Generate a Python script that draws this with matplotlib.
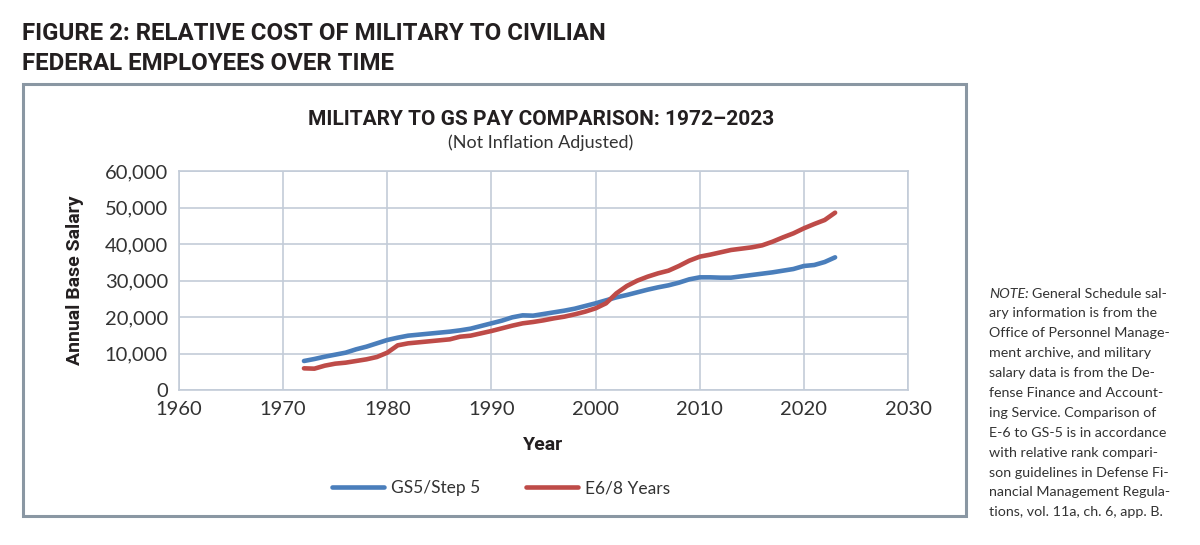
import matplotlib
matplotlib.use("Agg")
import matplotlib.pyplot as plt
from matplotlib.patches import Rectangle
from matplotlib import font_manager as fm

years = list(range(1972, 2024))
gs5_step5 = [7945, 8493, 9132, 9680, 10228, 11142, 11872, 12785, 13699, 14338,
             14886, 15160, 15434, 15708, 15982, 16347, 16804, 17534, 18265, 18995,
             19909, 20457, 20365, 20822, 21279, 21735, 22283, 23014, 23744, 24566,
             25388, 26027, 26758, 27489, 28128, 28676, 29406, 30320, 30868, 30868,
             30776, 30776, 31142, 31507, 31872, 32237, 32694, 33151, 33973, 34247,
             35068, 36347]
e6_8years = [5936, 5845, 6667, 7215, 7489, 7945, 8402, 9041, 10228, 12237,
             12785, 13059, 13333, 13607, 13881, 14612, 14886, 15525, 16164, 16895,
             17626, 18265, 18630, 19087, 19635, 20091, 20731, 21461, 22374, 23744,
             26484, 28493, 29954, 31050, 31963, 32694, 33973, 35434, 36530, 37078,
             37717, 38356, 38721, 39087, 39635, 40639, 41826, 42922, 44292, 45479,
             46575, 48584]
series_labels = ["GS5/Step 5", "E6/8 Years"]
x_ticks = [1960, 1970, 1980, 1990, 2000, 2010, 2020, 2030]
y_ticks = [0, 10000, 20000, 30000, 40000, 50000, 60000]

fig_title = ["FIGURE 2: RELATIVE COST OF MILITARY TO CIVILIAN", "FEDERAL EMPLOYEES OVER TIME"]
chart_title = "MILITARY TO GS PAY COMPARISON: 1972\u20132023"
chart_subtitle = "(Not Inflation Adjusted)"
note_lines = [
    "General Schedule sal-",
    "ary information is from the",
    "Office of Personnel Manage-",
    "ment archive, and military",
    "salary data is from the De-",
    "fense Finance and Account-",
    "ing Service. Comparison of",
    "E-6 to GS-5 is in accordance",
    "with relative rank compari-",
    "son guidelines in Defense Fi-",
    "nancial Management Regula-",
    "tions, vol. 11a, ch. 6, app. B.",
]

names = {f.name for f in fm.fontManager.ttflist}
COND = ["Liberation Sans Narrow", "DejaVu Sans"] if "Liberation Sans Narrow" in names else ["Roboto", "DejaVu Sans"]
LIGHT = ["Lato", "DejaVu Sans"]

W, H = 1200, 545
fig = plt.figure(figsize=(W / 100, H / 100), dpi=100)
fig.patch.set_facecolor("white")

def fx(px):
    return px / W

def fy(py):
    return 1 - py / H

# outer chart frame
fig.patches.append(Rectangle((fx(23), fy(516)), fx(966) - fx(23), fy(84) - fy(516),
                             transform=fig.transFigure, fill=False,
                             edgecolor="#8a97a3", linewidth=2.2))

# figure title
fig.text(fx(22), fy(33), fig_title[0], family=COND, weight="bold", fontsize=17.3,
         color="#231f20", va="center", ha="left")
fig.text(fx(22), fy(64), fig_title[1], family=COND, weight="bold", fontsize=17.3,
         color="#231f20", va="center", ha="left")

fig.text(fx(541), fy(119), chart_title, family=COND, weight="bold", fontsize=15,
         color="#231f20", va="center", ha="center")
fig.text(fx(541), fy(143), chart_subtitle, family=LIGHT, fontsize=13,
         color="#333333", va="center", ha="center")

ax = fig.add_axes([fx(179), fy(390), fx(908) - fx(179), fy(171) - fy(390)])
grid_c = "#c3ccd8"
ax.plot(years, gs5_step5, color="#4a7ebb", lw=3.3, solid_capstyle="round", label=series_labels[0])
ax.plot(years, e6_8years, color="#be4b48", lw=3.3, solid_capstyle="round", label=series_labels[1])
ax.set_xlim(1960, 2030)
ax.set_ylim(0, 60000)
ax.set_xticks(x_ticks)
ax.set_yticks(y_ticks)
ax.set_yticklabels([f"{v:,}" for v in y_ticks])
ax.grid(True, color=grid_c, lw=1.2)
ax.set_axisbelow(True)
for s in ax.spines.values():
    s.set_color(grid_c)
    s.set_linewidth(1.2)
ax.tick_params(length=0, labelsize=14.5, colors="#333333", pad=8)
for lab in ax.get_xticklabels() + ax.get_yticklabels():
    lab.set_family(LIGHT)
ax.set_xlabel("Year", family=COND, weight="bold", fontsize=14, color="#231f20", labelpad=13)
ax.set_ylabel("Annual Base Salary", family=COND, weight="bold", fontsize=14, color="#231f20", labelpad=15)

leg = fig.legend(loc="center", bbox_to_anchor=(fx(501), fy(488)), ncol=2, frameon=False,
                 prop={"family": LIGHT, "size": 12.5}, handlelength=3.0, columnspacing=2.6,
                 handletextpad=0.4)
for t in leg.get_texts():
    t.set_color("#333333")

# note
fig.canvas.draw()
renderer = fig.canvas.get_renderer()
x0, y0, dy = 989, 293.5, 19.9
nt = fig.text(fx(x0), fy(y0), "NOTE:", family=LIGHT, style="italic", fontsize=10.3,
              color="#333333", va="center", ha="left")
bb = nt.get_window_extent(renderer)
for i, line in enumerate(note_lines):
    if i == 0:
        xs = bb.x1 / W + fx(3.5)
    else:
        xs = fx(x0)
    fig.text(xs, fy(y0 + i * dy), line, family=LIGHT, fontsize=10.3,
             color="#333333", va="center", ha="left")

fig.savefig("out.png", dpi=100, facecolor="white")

☆ ☆ ☆ ☆ ☆ ☆ ☆

What to work on: Leave out the pictures and repeat the lines from the start of the material through the line with "from matplotlib import font_manager as fm", inclusive.

Answer to the problem:
Generate a Python script that draws this with matplotlib.
import matplotlib
matplotlib.use("Agg")
import matplotlib.pyplot as plt
from matplotlib.patches import Rectangle
from matplotlib import font_manager as fm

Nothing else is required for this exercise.